Kyomuhendo explains her literary motivation as follows: “I write because I am dissatisfied with the world I live in. I want to create another.” She is particularly keen to improve the lot of women in her country. She joined FEMRITE to campaign for the publication of works by female Ugandan authors. In her first novel, Kyomuhendo addresses the typical experiences which young African women face. The heroine, Kaasemiire, conceives a child by her first serious lover at the age of 15. Her father, who is accustomed to asserting the traditional family hierarchy by force, disowns her, and her lover also appears to let her down. The hope of emancipation lies mainly in the girl’s academic education. This is quite clear despite the happy ending. A young woman is also the central character of Kyomuhendo’s second novel, ‘Secrets no More’. The male violence she is exposed to is, however, much more brutal. The plot unfolds in Rwanda during the Tutsi genocide. “I knew people who died during that period, or who were suffering.” This is how the author explains why she wrote about this chapter in recent African history. Yet she portrays the shocking elements of sexual violence with the same attention to detail as the few moments of tender seduction. In doing this, she breaks a double taboo. She emphasizes that neither the pain or the pleasure women experience during sex are given due consideration in Africa. “So I write about these things very openly. Unfortunately some people take those scenes out of context, and the work gets read for the wrong reasons, but you get sex scenes by the male writers too, and nobody ever considers them obscene.”
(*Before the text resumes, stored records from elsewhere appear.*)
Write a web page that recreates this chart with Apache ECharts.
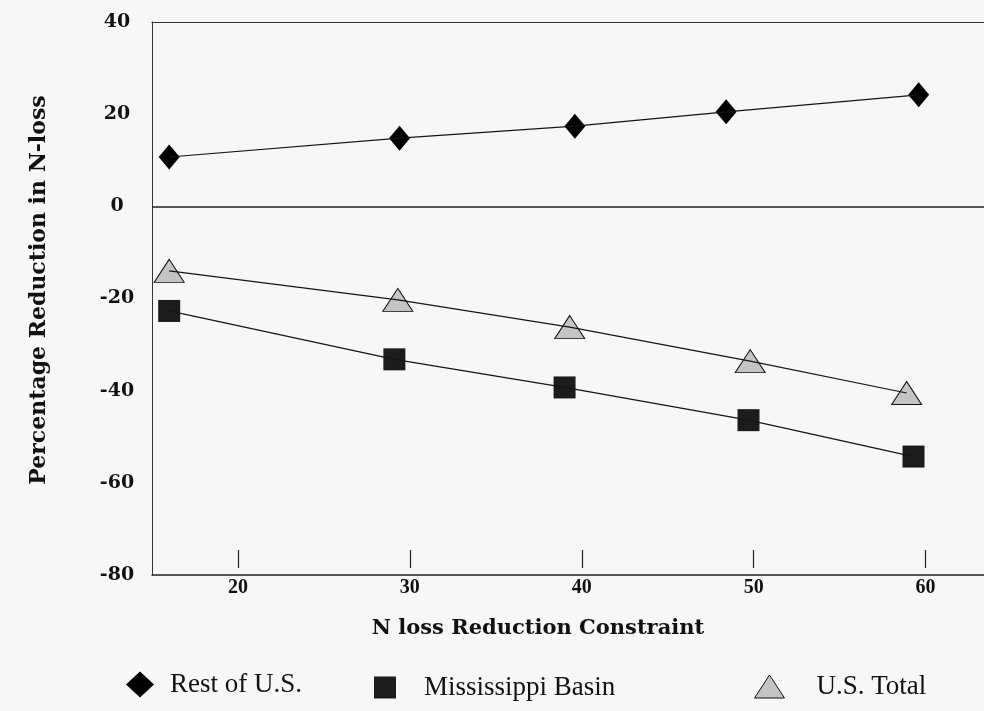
<!DOCTYPE html>
<html><head><meta charset="utf-8">
<script src="https://cdn.jsdelivr.net/npm/echarts@6/dist/echarts.min.js"></script>
<style>html,body{margin:0;padding:0;background:#f7f7f7}#c{width:984px;height:711px}</style>
</head><body><div id="c"></div>
<script>
const seriesNames = ['Rest of U.S.', 'Mississippi Basin', 'U.S. Total'];
const restX = [16, 29.4, 39.6, 48.4, 59.6];
const restY = [10.7, 14.8, 17.4, 20.5, 24.2];
const missX = [16, 29.1, 39.0, 49.7, 59.3];
const missY = [-22.7, -33.2, -39.3, -46.4, -54.3];
const totalX = [16, 29.3, 39.3, 49.8, 58.9];
const totalY = [-14.0, -20.3, -26.2, -33.6, -40.5];
const xTicks = [20, 30, 40, 50, 60];
const xTitle = 'N loss Reduction Constraint';
const yTitle = 'Percentage Reduction in N-loss';

const pairs = (xs, ys) => xs.map((x, i) => [x, ys[i]]);
const XMIN = 15, XMAX = 63.4;
const serif = 'Liberation Serif';
const bold = 'DejaVu Serif';

const chart = echarts.init(document.getElementById('c'), null, {renderer: 'canvas'});
const lineStyle = {color: '#151515', width: 1.2};
const markerDefs = [
  {name: seriesNames[0], data: pairs(restX, restY), symbol: 'diamond', size: [21, 25], itemStyle: {color: '#000', opacity: 1}},
  {name: seriesNames[1], data: pairs(missX, missY), symbol: 'rect', size: [22, 22], itemStyle: {color: '#1c1c1c', opacity: 1}},
  {name: seriesNames[2], data: pairs(totalX, totalY), symbol: 'triangle', size: [30, 23], itemStyle: {color: '#c4c4c4', borderColor: '#111', borderWidth: 1, opacity: 1}}
];
const series = [];
markerDefs.forEach((d, i) => {
  series.push({
    type: 'scatter', name: d.name, data: d.data, symbol: d.symbol, symbolSize: d.size,
    itemStyle: d.itemStyle, z: 2, xAxisIndex: 0, yAxisIndex: 0,
    emphasis: {disabled: true},
    markLine: i === 0 ? {silent: true, symbol: ['none', 'none'], label: {show: false},
      lineStyle: {color: '#222', width: 1.5, type: 'solid'}, data: [{yAxis: 0}]} : undefined
  });
  series.push({
    type: 'line', id: 'line' + i, data: d.data, symbol: 'none', lineStyle: lineStyle, z: 3,
    xAxisIndex: 0, yAxisIndex: 0, silent: true
  });
});
const legendCfg = (name, icon, left, top, w, h, pad, itemStyle) => ({
  left: left, top: top, itemWidth: w, itemHeight: h, selectedMode: false, padding: 0,
  data: [{name: name, icon: icon, itemStyle: itemStyle}],
  textStyle: {fontFamily: serif, fontSize: 27, color: '#111', padding: [6, 0, 0, pad]}
});
chart.setOption({
  backgroundColor: '#f7f7f7',
  animation: false,
  grid: {left: 152, right: 0, top: 22, bottom: 136},
  legend: [
    legendCfg(seriesNames[0], 'diamond', 126, 671, 28, 26, 11, {color: '#000', opacity: 1}),
    legendCfg(seriesNames[1], 'rect', 374, 674, 22, 22, 23, {color: '#1c1c1c', opacity: 1}),
    legendCfg(seriesNames[2], 'triangle', 754, 673, 30, 23, 27, {color: '#c4c4c4', borderColor: '#111', borderWidth: 1, opacity: 1})
  ],
  xAxis: [
    {type: 'value', min: XMIN, max: XMAX, position: 'bottom',
      axisLine: {show: true, onZero: false, lineStyle: {color: '#222', width: 1.5}},
      axisTick: {show: false}, splitLine: {show: false},
      axisLabel: {customValues: xTicks, fontFamily: serif, fontWeight: 'bold', fontSize: 20, color: '#111', margin: 3}},
    {type: 'value', min: XMIN, max: XMAX, position: 'top',
      axisLine: {show: true, onZero: false, lineStyle: {color: '#333', width: 1.2}},
      axisTick: {show: false}, axisLabel: {show: false}, splitLine: {show: false}},
    {type: 'value', min: XMIN, max: XMAX, position: 'bottom', offset: -7,
      axisLine: {show: false, onZero: false}, splitLine: {show: false}, axisLabel: {show: false},
      axisTick: {show: true, customValues: xTicks, inside: true, length: 18, lineStyle: {color: '#222', width: 1.2}}}
  ],
  yAxis: [{type: 'value', min: -80, max: 40, interval: 20,
    axisLine: {show: true, onZero: false, lineStyle: {color: '#333', width: 1}},
    axisTick: {show: false}, splitLine: {show: false},
    axisLabel: {align: 'center', margin: 35, fontFamily: bold, fontWeight: 'bold', fontSize: 19, color: '#111'}}],
  graphic: [
    {type: 'text', x: 538, y: 629, style: {text: xTitle, fontFamily: bold, fontWeight: 'bold', fontSize: 21, fill: '#111', align: 'center', verticalAlign: 'middle'}},
    {type: 'text', x: 39, y: 290, rotation: Math.PI / 2, style: {text: yTitle, fontFamily: bold, fontWeight: 'bold', fontSize: 22, fill: '#111', align: 'center', verticalAlign: 'middle'}}
  ],
  series: series
});
</script></body></html>
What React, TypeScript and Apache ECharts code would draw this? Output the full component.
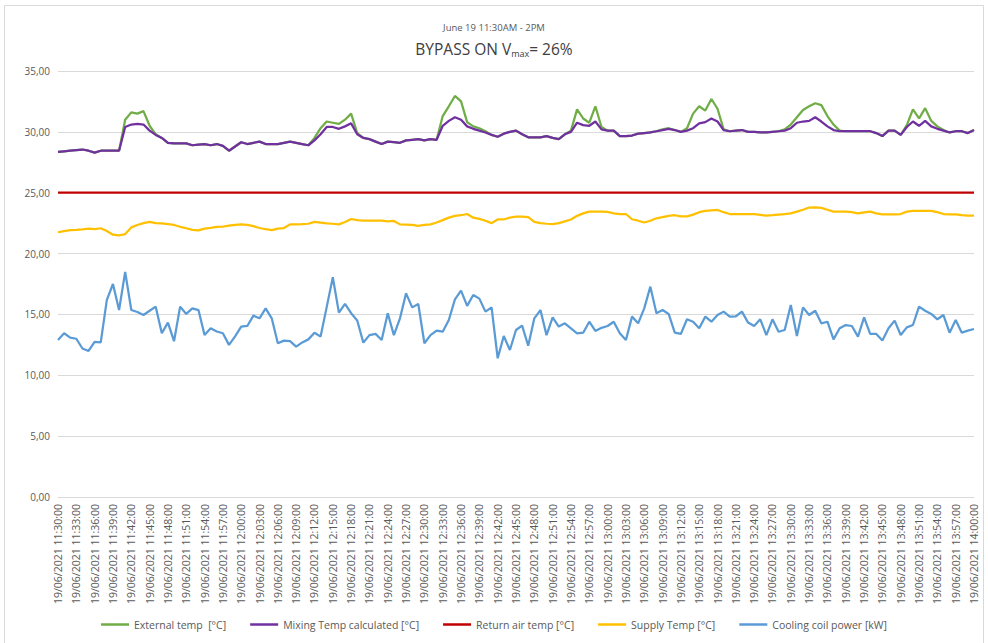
import React, { useEffect, useRef } from "react";
import * as echarts from "echarts";

// minutes 11:30 .. 14:00 (151 points)
const startMinute = 11 * 60 + 30;
const pointCount = 151;
const categories: string[] = [];
for (let k = 0; k < pointCount; k++) {
  const m = startMinute + k;
  const hh = String(Math.floor(m / 60)).padStart(2, "0");
  const mm = String(m % 60).padStart(2, "0");
  categories.push(`19/06/2021 ${hh}:${mm}:00`);
}

const yTicks = [0, 5, 10, 15, 20, 25, 30, 35];

const mixingTemp = [
  28.35, 28.4, 28.45, 28.5, 28.55, 28.45, 28.3, 28.45, 28.45, 28.45,
  28.45, 30.4, 30.6, 30.65, 30.6, 30.1, 29.75, 29.5, 29.1, 29.05,
  29.05, 29.05, 28.9, 28.95, 29.0, 28.9, 29.0, 28.85, 28.45, 28.8,
  29.15, 29.0, 29.1, 29.2, 29.0, 29.0, 29.0, 29.1, 29.2, 29.1,
  29.0, 28.9, 29.3, 29.8, 30.4, 30.4, 30.25, 30.45, 30.7, 29.8,
  29.5, 29.4, 29.2, 29.0, 29.2, 29.15, 29.1, 29.3, 29.35, 29.4,
  29.3, 29.4, 29.35, 30.5, 30.9, 31.2, 31.0, 30.45, 30.25, 30.1,
  29.95, 29.75, 29.6, 29.85, 30.0, 30.1, 29.8, 29.55, 29.55, 29.55,
  29.65, 29.5, 29.4, 29.8, 30.0, 30.75, 30.55, 30.5, 30.85, 30.2,
  30.1, 30.1, 29.65, 29.65, 29.7, 29.85, 29.9, 29.95, 30.05, 30.15,
  30.25, 30.15, 30.0, 30.1, 30.3, 30.7, 30.8, 31.1, 30.85, 30.15,
  30.05, 30.1, 30.15, 30.0, 30.0, 29.95, 29.95, 30.0, 30.05, 30.1,
  30.3, 30.75, 30.85, 30.9, 31.2, 30.85, 30.45, 30.15, 30.05, 30.05,
  30.05, 30.05, 30.05, 30.05, 29.9, 29.65, 30.1, 30.1, 29.75, 30.4,
  30.85, 30.5, 30.9, 30.45, 30.25, 30.1, 29.95, 30.05, 30.05, 29.9,
  30.15,
];

const externalTemp = [
  28.35, 28.4, 28.45, 28.5, 28.55, 28.45, 28.3, 28.45, 28.45, 28.45,
  28.45, 31.0, 31.6, 31.5, 31.7, 30.5, 29.8, 29.5, 29.1, 29.05,
  29.05, 29.05, 28.9, 28.95, 29.0, 28.9, 29.0, 28.85, 28.45, 28.8,
  29.15, 29.0, 29.1, 29.2, 29.0, 29.0, 29.0, 29.1, 29.2, 29.1,
  29.0, 28.9, 29.5, 30.3, 30.85, 30.75, 30.65, 31.0, 31.5, 29.9,
  29.5, 29.4, 29.2, 29.0, 29.2, 29.15, 29.1, 29.3, 29.35, 29.4,
  29.3, 29.4, 29.35, 31.3, 32.1, 32.95, 32.5, 30.8, 30.45, 30.3,
  30.05, 29.75, 29.6, 29.85, 30.0, 30.1, 29.8, 29.55, 29.55, 29.55,
  29.65, 29.5, 29.4, 29.8, 30.1, 31.85, 31.1, 30.75, 32.1, 30.4,
  30.1, 30.1, 29.65, 29.65, 29.7, 29.85, 29.9, 29.95, 30.05, 30.2,
  30.3, 30.15, 30.0, 30.3, 31.5, 32.1, 31.75, 32.7, 31.9, 30.2,
  30.05, 30.1, 30.15, 30.0, 30.0, 29.95, 29.95, 30.0, 30.05, 30.2,
  30.6, 31.2, 31.8, 32.1, 32.35, 32.2, 31.3, 30.6, 30.1, 30.05,
  30.05, 30.05, 30.05, 30.05, 29.9, 29.65, 30.1, 30.1, 29.75, 30.55,
  31.85, 31.1, 31.95, 30.9, 30.45, 30.15, 29.95, 30.05, 30.05, 29.9,
  30.15,
];

const returnAirTemp = [
  25, 25, 25, 25, 25, 25, 25, 25, 25, 25, 25, 25, 25, 25, 25, 25, 25, 25, 25, 25,
  25, 25, 25, 25, 25, 25, 25, 25, 25, 25, 25, 25, 25, 25, 25, 25, 25, 25, 25, 25,
  25, 25, 25, 25, 25, 25, 25, 25, 25, 25, 25, 25, 25, 25, 25, 25, 25, 25, 25, 25,
  25, 25, 25, 25, 25, 25, 25, 25, 25, 25, 25, 25, 25, 25, 25, 25, 25, 25, 25, 25,
  25, 25, 25, 25, 25, 25, 25, 25, 25, 25, 25, 25, 25, 25, 25, 25, 25, 25, 25, 25,
  25, 25, 25, 25, 25, 25, 25, 25, 25, 25, 25, 25, 25, 25, 25, 25, 25, 25, 25, 25,
  25, 25, 25, 25, 25, 25, 25, 25, 25, 25, 25, 25, 25, 25, 25, 25, 25, 25, 25, 25,
  25, 25, 25, 25, 25, 25, 25, 25, 25, 25, 25,
];

const supplyTemp = [
  21.75, 21.85, 21.92, 21.94, 21.98, 22.05, 22.0, 22.08, 21.85, 21.55,
  21.5, 21.6, 22.15, 22.35, 22.5, 22.6, 22.5, 22.48, 22.42, 22.35,
  22.2, 22.08, 21.95, 21.9, 22.05, 22.12, 22.2, 22.22, 22.3, 22.35,
  22.4, 22.35, 22.25, 22.1, 22.0, 21.92, 22.05, 22.1, 22.4, 22.4,
  22.42, 22.45, 22.6, 22.55, 22.48, 22.45, 22.4, 22.6, 22.84, 22.75,
  22.7, 22.7, 22.7, 22.7, 22.65, 22.68, 22.4, 22.38, 22.35, 22.27,
  22.35, 22.4, 22.55, 22.75, 22.95, 23.1, 23.15, 23.25, 22.95, 22.85,
  22.7, 22.5, 22.8, 22.8, 22.95, 23.03, 23.03, 23.0, 22.6, 22.5,
  22.45, 22.42, 22.5, 22.65, 22.8, 23.1, 23.3, 23.44, 23.45, 23.45,
  23.42, 23.3, 23.25, 23.25, 22.82, 22.7, 22.55, 22.7, 22.9, 23.0,
  23.1, 23.15, 23.05, 23.05, 23.2, 23.4, 23.5, 23.55, 23.58, 23.4,
  23.25, 23.25, 23.25, 23.25, 23.25, 23.18, 23.11, 23.15, 23.2, 23.25,
  23.3, 23.45, 23.6, 23.78, 23.8, 23.75, 23.6, 23.45, 23.44, 23.44,
  23.4, 23.3, 23.38, 23.44, 23.3, 23.22, 23.22, 23.22, 23.25, 23.45,
  23.5, 23.5, 23.5, 23.5, 23.4, 23.25, 23.22, 23.22, 23.15, 23.11,
  23.11,
];

const coolingPower = [
  12.9, 13.45, 13.1, 13.0, 12.2, 12.0, 12.75, 12.7, 16.2, 17.5,
  15.36, 18.5, 15.36, 15.2, 14.95, 15.3, 15.64, 13.45, 14.33, 12.8,
  15.64, 15.04, 15.5, 15.36, 13.31, 13.86, 13.6, 13.45, 12.5, 13.2,
  14.0, 14.05, 14.9, 14.68, 15.5, 14.68, 12.63, 12.85, 12.8, 12.35,
  12.7, 12.95, 13.5, 13.18, 15.6, 18.05, 15.15, 15.86, 15.1, 14.5,
  12.68, 13.3, 13.4, 12.9, 15.1, 13.3, 14.68, 16.73, 15.58, 15.86,
  12.63, 13.3, 13.67, 13.58, 14.54, 16.24, 16.95, 15.7, 16.6, 16.3,
  15.23, 15.58, 11.4, 13.23, 12.08, 13.72, 14.08, 12.43, 14.68, 15.36,
  13.3, 14.76, 14.0, 14.27, 13.86, 13.45, 13.5, 14.4, 13.64, 13.9,
  14.05, 14.4, 13.45, 12.9, 14.82, 14.27, 15.5, 17.28, 15.1, 15.36,
  15.04, 13.5, 13.4, 14.6, 14.4, 13.86, 14.82, 14.4, 14.95, 15.23,
  14.82, 14.85, 15.23, 14.33, 14.05, 14.6, 13.3, 14.6, 13.58, 13.72,
  15.78, 13.23, 15.58, 14.95, 15.3, 14.27, 14.4, 12.95, 13.86, 14.13,
  14.05, 13.18, 14.76, 13.4, 13.4, 12.85, 13.86, 14.49, 13.31, 13.94,
  14.13, 15.64, 15.3, 15.04, 14.6, 14.95, 13.5, 14.54, 13.5, 13.67,
  13.8,
];

const seriesNames = [
  "External temp  [°C]",
  "Mixing Temp calculated [°C]",
  "Return air temp [°C]",
  "Supply Temp [°C]",
  "Cooling coil power [kW]",
];
const seriesColors = ["#70AD47", "#7030A0", "#C00000", "#FFC000", "#5B9BD5"];
const seriesData = [externalTemp, mixingTemp, returnAirTemp, supplyTemp, coolingPower];

const FONT = "'Open Sans', 'Noto Sans', sans-serif";

export default function App() {
  const ref = useRef<HTMLDivElement>(null);
  useEffect(() => {
    if (!ref.current) return;
    const chart = echarts.init(ref.current, undefined, { renderer: "svg" });
    chart.setOption({
      animation: false,
      backgroundColor: "#ffffff",
      textStyle: { fontFamily: FONT },
      title: [
        {
          text: "June 19 11:30AM - 2PM",
          left: "center",
          top: 17,
          textStyle: { fontSize: 9.5, fontWeight: "normal", color: "#595959", fontFamily: FONT },
        },
        {
          text: "{a|BYPASS ON V}{b|max}{a|= 26%}",
          left: "center",
          top: 33,
          textStyle: {
            fontFamily: FONT,
            fontWeight: "normal",
            rich: {
              a: { fontSize: 15.5, color: "#404040", fontFamily: FONT, fontWeight: "normal", lineHeight: 22 },
              b: { fontSize: 9, color: "#404040", fontFamily: FONT, fontWeight: "normal", padding: [9, 0, 0, 0], lineHeight: 22 },
            },
          },
        },
      ],
      graphic: [
        {
          type: "rect",
          shape: { x: 4.5, y: 5.5, width: 979, height: 660 },
          style: { fill: "none", stroke: "#d9d9d9", lineWidth: 1 },
          silent: true,
        },
      ],
      legend: {
        bottom: 8,
        left: "center",
        icon: "rect",
        itemWidth: 28,
        itemHeight: 2.5,
        itemGap: 24,
        textStyle: { fontSize: 10.5, color: "#595959", fontFamily: FONT },
        data: seriesNames,
      },
      grid: { left: 58, right: 14, top: 71, bottom: 146, containLabel: false },
      xAxis: {
        type: "category",
        data: categories,
        boundaryGap: false,
        axisLine: { show: true, lineStyle: { color: "#d9d9d9" } },
        axisTick: { show: false },
        axisLabel: {
          interval: 2,
          rotate: 90,
          fontSize: 10.5,
          color: "#595959",
          fontFamily: FONT,
          margin: 7,
        },
      },
      yAxis: {
        type: "value",
        min: yTicks[0],
        max: yTicks[yTicks.length - 1],
        interval: 5,
        axisLine: { show: false },
        axisTick: { show: false },
        splitLine: { lineStyle: { color: "#d9d9d9", width: 1 } },
        axisLabel: {
          fontSize: 10,
          color: "#595959",
          fontFamily: FONT,
          margin: 8,
          formatter: (v: number) => v.toFixed(2).replace(".", ","),
        },
      },
      series: seriesNames.map((name, k) => ({
        name,
        type: "line",
        data: seriesData[k],
        showSymbol: false,
        symbol: "none",
        lineStyle: { color: seriesColors[k], width: 2.25 },
        itemStyle: { color: seriesColors[k] },
        z: k === 1 ? 3 : 2,
      })),
    });
    return () => chart.dispose();
  }, []);
  return (
    <div
      ref={ref}
      style={{ position: "fixed", left: 0, top: 0, width: 988, height: 643 }}
    />
  );
}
Kyomuhendo picked up these motives in her subsequent, internationally renowned novels. “Whispers from Vera” (2002) describes – from a female point of view – the tension between tradition and modernity that is not only crucial for people from rural areas such as the protagonist Vera, but also for women living in Uganda’s cities. “Waiting” (2007) deals with fear and courage of a family before, during and after the fall of dictator Idi Amin in 1979.